TASK OBJECTIVE ->
Without the pictures, retype exactly the lines from the top of the entries below through the line that contains "minimum width=7.95cm, minimum".

EXCERPTED RECORDS ->
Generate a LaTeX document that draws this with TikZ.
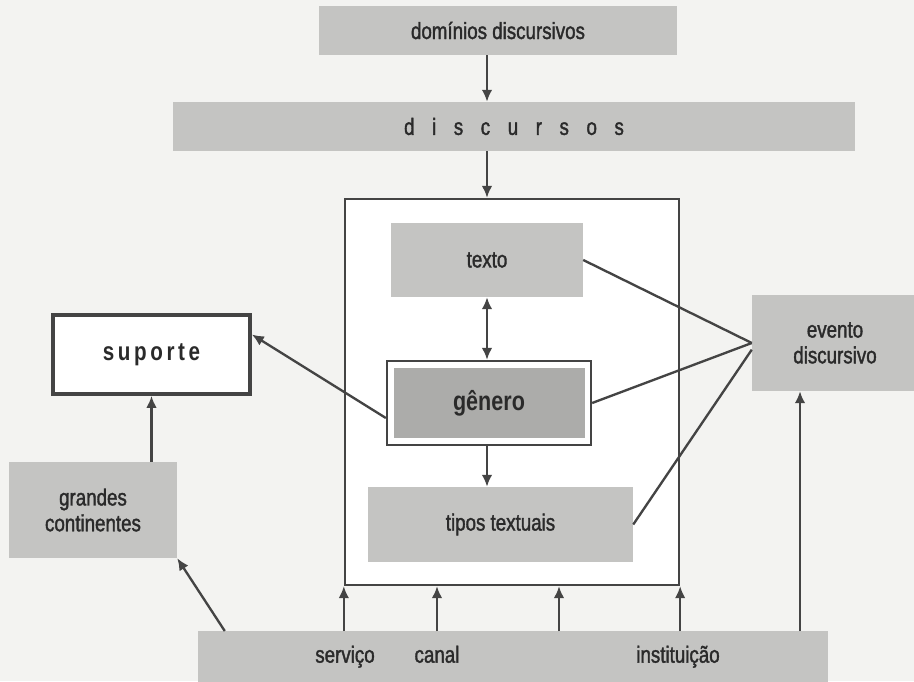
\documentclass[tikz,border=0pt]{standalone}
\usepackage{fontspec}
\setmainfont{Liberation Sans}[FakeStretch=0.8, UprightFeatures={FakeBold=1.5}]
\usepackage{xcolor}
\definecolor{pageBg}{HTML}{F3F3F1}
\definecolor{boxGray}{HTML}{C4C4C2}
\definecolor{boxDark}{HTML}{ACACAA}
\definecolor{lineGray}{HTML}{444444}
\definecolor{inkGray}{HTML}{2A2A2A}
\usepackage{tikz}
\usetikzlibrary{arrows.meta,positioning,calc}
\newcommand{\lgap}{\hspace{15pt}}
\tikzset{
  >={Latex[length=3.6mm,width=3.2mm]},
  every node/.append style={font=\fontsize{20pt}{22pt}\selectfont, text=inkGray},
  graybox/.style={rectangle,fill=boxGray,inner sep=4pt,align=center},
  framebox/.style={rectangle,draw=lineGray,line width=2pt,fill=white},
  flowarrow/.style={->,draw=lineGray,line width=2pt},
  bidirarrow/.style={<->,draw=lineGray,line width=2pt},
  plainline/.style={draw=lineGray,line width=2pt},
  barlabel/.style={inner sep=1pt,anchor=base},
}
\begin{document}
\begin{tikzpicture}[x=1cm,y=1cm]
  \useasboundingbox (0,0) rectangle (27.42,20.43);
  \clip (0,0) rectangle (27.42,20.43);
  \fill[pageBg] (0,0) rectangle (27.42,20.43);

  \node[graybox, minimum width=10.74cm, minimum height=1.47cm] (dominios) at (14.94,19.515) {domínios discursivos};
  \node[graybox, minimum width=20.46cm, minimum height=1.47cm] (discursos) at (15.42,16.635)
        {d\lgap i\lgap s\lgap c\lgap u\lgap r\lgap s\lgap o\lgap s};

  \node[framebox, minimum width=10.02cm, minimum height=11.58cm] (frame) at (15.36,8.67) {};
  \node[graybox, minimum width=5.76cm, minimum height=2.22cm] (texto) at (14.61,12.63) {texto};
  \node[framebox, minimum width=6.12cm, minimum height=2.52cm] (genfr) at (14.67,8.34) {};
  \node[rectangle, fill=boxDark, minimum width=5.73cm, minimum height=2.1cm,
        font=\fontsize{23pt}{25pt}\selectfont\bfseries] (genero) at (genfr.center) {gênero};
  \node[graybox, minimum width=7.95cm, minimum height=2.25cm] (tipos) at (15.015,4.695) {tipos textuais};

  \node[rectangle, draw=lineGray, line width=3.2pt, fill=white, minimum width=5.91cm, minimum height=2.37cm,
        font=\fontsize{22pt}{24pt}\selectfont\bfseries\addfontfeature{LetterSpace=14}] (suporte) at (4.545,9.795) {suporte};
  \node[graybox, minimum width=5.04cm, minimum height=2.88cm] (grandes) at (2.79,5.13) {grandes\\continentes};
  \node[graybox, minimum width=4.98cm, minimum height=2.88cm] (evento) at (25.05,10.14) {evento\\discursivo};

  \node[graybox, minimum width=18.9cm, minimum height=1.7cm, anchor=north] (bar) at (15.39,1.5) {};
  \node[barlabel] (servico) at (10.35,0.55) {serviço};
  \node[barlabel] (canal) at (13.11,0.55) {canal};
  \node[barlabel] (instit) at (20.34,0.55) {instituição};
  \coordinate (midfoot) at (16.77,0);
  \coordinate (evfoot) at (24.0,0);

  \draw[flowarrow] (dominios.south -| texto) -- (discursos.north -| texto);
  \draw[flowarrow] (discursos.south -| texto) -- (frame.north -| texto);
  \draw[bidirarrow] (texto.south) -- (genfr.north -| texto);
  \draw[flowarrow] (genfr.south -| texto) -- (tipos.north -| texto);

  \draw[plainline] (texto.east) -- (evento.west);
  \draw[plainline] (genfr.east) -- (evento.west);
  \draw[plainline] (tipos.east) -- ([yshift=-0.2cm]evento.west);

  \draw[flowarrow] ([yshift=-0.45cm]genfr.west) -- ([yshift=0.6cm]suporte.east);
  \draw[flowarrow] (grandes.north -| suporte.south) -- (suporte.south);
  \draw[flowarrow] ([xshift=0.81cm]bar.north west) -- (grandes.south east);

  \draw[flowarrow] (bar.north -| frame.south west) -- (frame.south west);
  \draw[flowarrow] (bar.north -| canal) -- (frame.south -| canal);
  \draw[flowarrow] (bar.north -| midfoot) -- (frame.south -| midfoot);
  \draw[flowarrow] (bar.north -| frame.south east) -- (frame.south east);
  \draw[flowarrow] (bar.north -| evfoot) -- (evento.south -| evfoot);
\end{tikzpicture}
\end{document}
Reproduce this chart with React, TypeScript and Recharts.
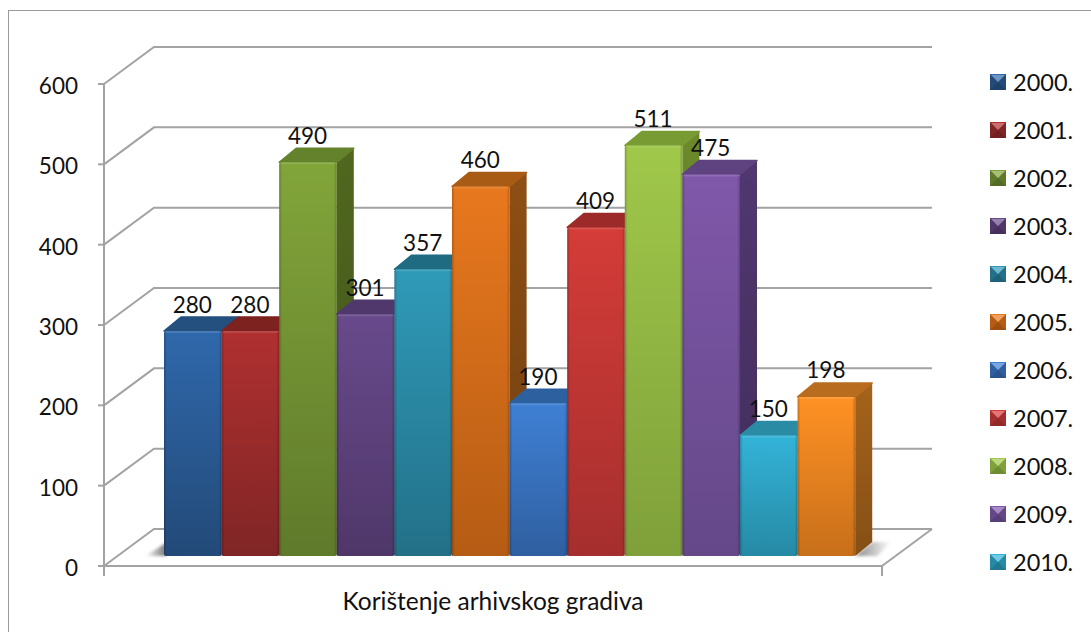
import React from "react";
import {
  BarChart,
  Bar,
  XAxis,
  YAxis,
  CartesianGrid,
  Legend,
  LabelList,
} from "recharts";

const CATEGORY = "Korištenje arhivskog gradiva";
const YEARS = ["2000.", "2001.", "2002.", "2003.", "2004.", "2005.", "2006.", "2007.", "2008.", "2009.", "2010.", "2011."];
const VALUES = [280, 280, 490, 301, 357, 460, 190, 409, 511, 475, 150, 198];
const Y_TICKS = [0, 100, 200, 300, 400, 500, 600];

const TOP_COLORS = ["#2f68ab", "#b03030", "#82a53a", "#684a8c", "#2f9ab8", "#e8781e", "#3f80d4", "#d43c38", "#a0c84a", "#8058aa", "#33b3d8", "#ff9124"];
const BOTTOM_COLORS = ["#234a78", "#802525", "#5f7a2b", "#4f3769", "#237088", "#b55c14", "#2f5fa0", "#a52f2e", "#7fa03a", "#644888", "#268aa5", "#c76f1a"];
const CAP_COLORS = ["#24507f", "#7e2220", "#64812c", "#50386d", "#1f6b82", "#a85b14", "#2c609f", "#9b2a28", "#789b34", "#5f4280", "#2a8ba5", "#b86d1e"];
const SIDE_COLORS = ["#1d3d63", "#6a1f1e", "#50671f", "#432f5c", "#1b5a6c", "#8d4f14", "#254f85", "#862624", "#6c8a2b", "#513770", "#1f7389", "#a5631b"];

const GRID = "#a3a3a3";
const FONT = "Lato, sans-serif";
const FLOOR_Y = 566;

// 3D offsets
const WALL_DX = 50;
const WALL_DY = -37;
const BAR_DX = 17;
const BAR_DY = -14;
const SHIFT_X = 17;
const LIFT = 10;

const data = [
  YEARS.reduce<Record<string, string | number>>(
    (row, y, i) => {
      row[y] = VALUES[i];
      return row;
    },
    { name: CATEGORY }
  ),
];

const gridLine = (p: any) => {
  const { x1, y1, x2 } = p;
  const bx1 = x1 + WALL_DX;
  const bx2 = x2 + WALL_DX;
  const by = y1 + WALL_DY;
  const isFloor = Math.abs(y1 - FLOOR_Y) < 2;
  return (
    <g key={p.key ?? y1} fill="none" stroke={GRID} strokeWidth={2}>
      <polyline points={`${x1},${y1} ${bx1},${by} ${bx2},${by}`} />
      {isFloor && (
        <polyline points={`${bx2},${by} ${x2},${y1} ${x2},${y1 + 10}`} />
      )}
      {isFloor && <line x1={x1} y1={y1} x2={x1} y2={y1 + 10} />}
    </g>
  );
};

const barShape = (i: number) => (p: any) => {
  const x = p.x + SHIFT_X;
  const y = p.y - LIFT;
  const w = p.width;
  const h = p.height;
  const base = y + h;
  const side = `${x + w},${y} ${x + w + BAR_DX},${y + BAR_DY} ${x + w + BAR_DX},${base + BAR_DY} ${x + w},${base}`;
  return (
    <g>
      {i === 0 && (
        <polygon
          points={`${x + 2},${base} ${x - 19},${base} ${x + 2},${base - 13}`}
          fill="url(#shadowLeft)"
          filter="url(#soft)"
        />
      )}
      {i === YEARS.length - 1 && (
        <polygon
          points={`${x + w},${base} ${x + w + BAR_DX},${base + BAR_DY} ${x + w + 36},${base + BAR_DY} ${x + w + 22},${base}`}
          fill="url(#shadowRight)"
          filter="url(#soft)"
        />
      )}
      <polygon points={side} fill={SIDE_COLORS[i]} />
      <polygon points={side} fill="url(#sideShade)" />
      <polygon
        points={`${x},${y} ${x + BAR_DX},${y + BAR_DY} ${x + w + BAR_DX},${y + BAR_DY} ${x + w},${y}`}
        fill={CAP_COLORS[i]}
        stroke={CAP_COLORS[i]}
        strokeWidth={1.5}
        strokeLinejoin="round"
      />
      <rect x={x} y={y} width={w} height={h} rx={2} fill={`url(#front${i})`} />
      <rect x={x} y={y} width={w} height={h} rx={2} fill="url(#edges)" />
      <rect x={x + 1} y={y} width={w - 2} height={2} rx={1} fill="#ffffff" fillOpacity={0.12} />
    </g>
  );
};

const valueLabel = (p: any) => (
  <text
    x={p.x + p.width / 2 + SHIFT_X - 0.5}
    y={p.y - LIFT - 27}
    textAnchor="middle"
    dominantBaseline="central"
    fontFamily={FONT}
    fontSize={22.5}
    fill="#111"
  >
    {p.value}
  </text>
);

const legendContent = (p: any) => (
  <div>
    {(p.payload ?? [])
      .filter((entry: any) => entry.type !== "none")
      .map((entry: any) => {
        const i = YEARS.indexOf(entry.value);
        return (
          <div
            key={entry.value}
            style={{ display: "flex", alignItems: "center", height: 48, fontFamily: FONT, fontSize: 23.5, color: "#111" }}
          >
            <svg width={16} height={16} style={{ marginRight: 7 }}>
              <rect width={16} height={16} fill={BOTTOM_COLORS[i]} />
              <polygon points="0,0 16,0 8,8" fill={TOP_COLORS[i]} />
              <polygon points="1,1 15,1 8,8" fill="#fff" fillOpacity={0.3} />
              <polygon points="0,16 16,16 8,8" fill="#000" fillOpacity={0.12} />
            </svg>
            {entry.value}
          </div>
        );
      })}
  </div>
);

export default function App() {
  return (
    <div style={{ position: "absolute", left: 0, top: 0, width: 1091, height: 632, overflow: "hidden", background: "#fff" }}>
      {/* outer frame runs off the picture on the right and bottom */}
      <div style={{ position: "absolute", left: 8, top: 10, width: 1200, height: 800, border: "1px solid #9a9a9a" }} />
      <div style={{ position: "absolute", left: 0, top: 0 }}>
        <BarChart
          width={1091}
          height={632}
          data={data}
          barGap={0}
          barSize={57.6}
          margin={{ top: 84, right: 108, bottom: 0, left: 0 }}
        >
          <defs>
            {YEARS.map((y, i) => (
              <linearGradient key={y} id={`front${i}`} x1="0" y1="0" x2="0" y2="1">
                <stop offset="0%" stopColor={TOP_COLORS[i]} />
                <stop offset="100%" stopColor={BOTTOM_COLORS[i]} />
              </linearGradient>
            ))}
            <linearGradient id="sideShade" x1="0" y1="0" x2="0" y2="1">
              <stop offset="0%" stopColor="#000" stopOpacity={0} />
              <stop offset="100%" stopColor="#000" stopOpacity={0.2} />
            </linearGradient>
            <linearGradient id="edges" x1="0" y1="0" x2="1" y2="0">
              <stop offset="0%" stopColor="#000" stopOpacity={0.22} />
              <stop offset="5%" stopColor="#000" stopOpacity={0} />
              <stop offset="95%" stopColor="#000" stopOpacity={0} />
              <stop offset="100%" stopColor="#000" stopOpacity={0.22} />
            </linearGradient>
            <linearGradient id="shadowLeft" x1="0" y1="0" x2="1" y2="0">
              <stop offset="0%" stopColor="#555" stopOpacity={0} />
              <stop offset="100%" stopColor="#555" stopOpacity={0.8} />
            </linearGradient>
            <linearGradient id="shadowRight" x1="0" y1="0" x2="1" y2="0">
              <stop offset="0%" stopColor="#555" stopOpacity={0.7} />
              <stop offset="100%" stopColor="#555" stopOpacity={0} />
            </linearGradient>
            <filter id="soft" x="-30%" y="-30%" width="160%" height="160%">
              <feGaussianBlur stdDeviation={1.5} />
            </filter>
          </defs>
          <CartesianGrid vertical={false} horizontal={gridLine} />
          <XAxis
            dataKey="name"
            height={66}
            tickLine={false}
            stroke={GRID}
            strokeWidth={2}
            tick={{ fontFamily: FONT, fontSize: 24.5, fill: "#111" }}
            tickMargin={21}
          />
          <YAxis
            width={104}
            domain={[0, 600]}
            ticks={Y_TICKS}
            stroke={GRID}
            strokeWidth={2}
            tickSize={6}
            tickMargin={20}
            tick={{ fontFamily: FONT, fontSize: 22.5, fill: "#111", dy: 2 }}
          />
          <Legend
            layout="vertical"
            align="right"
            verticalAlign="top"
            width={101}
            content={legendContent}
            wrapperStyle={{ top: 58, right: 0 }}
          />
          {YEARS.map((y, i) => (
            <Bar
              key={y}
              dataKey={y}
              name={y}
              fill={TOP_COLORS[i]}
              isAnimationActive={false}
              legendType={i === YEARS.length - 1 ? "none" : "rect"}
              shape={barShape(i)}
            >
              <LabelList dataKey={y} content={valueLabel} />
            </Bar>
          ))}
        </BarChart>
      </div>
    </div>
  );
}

THE COMPLETED TASK ->
Generate a LaTeX document that draws this with TikZ.
\documentclass[tikz,border=0pt]{standalone}
\usepackage{fontspec}
\setmainfont{Liberation Sans}[FakeStretch=0.8, UprightFeatures={FakeBold=1.5}]
\usepackage{xcolor}
\definecolor{pageBg}{HTML}{F3F3F1}
\definecolor{boxGray}{HTML}{C4C4C2}
\definecolor{boxDark}{HTML}{ACACAA}
\definecolor{lineGray}{HTML}{444444}
\definecolor{inkGray}{HTML}{2A2A2A}
\usepackage{tikz}
\usetikzlibrary{arrows.meta,positioning,calc}
\newcommand{\lgap}{\hspace{15pt}}
\tikzset{
  >={Latex[length=3.6mm,width=3.2mm]},
  every node/.append style={font=\fontsize{20pt}{22pt}\selectfont, text=inkGray},
  graybox/.style={rectangle,fill=boxGray,inner sep=4pt,align=center},
  framebox/.style={rectangle,draw=lineGray,line width=2pt,fill=white},
  flowarrow/.style={->,draw=lineGray,line width=2pt},
  bidirarrow/.style={<->,draw=lineGray,line width=2pt},
  plainline/.style={draw=lineGray,line width=2pt},
  barlabel/.style={inner sep=1pt,anchor=base},
}
\begin{document}
\begin{tikzpicture}[x=1cm,y=1cm]
  \useasboundingbox (0,0) rectangle (27.42,20.43);
  \clip (0,0) rectangle (27.42,20.43);
  \fill[pageBg] (0,0) rectangle (27.42,20.43);

  \node[graybox, minimum width=10.74cm, minimum height=1.47cm] (dominios) at (14.94,19.515) {domínios discursivos};
  \node[graybox, minimum width=20.46cm, minimum height=1.47cm] (discursos) at (15.42,16.635)
        {d\lgap i\lgap s\lgap c\lgap u\lgap r\lgap s\lgap o\lgap s};

  \node[framebox, minimum width=10.02cm, minimum height=11.58cm] (frame) at (15.36,8.67) {};
  \node[graybox, minimum width=5.76cm, minimum height=2.22cm] (texto) at (14.61,12.63) {texto};
  \node[framebox, minimum width=6.12cm, minimum height=2.52cm] (genfr) at (14.67,8.34) {};
  \node[rectangle, fill=boxDark, minimum width=5.73cm, minimum height=2.1cm,
        font=\fontsize{23pt}{25pt}\selectfont\bfseries] (genero) at (genfr.center) {gênero};
  \node[graybox, minimum width=7.95cm, minimum height=2.25cm] (tipos) at (15.015,4.695) {tipos textuais};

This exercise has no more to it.